Input records
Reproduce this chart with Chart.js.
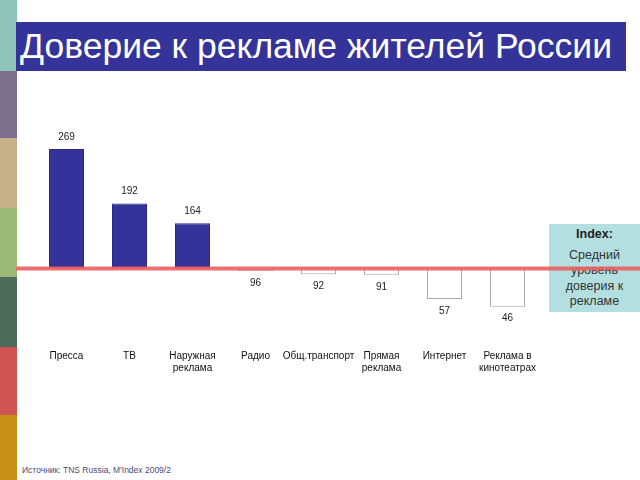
...
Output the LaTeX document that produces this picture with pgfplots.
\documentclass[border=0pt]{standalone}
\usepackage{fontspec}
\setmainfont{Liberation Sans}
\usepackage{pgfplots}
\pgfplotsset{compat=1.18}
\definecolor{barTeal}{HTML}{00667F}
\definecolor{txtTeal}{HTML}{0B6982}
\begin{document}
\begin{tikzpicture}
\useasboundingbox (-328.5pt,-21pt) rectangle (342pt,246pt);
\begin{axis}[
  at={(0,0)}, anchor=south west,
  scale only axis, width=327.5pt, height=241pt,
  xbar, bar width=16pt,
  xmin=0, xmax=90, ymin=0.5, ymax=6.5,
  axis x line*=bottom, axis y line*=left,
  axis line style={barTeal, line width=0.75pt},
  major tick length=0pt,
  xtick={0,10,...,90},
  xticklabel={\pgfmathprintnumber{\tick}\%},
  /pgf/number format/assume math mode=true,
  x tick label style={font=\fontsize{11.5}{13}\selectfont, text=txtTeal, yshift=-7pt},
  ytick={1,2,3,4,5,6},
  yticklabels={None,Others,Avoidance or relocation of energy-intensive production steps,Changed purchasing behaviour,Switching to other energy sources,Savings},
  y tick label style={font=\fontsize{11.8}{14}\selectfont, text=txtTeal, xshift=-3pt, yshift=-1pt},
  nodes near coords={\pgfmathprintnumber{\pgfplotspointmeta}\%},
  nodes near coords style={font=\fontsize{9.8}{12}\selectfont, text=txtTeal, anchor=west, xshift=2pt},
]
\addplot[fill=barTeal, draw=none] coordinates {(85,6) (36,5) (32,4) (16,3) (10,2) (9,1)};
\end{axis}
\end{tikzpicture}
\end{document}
--
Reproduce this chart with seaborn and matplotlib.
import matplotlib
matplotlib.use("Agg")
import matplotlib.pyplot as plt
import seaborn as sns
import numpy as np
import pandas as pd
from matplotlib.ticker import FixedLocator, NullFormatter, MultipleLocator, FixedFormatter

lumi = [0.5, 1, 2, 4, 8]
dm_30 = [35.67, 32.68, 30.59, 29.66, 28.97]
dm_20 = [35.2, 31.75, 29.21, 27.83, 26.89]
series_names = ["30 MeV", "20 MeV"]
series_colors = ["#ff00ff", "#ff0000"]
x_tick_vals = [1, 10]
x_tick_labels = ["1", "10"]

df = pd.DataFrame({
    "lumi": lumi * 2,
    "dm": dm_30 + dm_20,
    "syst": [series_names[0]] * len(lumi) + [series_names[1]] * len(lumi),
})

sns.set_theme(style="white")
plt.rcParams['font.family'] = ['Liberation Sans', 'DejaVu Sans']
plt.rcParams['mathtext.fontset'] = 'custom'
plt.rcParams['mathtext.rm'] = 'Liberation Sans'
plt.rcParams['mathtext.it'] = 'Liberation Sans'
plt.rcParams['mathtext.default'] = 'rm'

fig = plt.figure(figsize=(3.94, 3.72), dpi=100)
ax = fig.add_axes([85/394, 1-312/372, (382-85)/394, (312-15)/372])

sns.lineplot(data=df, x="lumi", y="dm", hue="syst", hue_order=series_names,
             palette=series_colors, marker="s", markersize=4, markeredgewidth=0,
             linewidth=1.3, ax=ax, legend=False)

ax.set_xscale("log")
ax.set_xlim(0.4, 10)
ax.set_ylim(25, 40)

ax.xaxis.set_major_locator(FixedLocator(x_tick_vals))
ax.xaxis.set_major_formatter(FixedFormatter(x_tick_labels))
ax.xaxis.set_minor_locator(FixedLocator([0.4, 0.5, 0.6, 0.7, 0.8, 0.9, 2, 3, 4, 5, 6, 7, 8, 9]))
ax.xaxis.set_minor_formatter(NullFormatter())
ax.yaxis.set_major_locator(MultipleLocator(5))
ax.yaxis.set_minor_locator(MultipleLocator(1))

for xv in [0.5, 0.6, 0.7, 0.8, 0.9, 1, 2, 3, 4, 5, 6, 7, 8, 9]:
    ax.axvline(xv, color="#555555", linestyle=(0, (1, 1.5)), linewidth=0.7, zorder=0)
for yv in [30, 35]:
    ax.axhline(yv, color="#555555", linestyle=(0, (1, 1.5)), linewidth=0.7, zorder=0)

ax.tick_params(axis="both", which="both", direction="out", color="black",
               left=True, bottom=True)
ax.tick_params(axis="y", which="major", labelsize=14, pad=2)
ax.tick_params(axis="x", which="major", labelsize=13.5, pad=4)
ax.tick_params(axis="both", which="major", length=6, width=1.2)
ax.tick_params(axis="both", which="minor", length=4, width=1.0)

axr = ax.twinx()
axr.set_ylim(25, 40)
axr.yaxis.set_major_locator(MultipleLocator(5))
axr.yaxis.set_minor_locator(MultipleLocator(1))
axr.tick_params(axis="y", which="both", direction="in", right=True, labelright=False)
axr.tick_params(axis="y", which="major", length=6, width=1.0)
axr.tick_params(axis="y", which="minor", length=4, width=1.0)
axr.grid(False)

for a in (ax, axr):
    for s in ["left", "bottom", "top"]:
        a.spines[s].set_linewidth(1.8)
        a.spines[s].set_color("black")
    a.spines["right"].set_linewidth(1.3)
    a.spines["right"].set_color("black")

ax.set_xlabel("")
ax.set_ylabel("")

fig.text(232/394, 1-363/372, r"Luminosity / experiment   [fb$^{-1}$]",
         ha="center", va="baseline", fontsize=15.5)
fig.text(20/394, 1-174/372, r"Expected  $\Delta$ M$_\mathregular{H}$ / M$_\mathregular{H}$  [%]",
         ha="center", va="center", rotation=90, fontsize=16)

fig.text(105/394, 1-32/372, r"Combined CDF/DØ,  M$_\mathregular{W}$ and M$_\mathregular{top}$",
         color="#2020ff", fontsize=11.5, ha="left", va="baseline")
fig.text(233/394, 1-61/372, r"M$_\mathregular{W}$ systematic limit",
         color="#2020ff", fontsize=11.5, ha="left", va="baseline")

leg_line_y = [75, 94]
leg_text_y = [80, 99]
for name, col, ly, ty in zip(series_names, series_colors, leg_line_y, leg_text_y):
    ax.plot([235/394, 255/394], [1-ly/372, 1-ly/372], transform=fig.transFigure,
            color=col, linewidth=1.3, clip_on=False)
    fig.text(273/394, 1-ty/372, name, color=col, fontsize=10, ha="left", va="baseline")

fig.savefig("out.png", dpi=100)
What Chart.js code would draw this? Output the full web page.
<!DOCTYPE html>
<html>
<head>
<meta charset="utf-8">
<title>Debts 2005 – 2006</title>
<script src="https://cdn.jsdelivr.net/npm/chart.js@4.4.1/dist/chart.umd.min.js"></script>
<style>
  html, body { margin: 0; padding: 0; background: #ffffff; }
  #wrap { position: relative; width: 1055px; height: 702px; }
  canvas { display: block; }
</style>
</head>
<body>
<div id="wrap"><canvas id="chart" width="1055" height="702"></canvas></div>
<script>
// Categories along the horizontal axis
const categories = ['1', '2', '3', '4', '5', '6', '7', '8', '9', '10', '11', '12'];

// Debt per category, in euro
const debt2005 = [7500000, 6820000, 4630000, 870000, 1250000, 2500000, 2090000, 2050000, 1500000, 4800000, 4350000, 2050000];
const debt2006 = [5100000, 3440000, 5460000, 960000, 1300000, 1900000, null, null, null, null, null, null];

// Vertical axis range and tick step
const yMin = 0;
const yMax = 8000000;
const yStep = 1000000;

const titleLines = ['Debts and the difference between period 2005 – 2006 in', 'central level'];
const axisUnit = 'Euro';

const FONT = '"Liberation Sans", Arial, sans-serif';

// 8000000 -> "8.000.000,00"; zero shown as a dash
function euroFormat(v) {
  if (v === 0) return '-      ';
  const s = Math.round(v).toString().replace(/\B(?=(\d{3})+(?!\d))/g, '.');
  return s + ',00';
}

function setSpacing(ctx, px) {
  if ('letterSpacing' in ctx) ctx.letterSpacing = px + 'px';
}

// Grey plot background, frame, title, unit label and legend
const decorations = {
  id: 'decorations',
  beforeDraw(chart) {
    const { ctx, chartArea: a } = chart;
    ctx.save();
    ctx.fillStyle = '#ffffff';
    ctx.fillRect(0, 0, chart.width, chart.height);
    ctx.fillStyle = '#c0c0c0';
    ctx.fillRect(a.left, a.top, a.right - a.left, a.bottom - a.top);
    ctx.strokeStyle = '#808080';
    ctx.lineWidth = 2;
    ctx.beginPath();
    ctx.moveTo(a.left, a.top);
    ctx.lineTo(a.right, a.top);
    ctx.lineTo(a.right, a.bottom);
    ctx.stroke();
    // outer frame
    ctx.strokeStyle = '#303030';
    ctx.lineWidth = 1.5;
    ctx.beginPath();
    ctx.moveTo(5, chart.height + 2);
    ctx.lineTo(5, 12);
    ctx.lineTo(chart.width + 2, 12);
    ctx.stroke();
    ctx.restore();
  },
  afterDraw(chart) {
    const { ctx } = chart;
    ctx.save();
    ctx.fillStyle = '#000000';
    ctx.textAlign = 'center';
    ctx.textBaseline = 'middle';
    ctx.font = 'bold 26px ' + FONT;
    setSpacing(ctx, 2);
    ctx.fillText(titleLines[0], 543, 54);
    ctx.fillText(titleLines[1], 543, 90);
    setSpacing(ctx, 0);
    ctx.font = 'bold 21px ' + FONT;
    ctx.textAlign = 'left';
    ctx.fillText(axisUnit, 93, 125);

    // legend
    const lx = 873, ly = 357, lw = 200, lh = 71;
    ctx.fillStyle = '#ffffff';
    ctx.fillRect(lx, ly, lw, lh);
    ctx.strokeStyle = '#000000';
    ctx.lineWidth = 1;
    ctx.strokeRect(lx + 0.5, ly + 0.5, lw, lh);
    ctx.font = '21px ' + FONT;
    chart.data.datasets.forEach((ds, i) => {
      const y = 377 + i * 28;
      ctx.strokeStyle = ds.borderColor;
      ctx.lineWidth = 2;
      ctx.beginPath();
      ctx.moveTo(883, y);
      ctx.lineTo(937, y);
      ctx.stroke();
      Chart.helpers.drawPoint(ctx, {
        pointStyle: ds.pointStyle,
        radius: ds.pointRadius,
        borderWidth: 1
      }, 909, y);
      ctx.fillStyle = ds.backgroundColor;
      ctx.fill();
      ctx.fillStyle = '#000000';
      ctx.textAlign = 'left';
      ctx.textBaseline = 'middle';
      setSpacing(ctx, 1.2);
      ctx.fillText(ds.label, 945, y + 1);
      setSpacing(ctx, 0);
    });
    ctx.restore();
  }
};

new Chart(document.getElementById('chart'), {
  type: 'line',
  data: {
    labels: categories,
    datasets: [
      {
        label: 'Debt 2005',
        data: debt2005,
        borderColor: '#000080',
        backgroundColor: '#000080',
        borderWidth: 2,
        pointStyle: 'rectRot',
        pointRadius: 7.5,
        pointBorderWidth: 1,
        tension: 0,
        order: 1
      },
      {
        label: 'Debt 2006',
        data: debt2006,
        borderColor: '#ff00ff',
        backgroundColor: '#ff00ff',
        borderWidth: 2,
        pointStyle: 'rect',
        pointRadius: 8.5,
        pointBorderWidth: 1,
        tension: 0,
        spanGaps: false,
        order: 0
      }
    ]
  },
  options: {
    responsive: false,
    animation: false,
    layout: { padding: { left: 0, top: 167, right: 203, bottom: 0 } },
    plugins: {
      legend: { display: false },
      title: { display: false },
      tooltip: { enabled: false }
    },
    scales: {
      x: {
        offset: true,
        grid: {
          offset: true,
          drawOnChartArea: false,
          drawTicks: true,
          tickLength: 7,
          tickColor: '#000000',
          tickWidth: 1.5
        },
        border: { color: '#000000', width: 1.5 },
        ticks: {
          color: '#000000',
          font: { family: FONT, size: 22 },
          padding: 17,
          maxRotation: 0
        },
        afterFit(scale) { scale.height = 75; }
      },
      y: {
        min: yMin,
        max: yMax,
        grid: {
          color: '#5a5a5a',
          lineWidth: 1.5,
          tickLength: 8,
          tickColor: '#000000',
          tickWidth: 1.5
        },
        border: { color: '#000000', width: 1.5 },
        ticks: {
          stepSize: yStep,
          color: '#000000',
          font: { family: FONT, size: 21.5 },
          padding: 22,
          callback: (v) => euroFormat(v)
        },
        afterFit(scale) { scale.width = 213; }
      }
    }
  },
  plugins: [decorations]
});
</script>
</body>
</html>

Your task
Go through the records. Copy each line where "with" appears.

Result of this task
Reproduce this chart with Chart.js.
Output the LaTeX document that produces this picture with pgfplots.
Reproduce this chart with seaborn and matplotlib.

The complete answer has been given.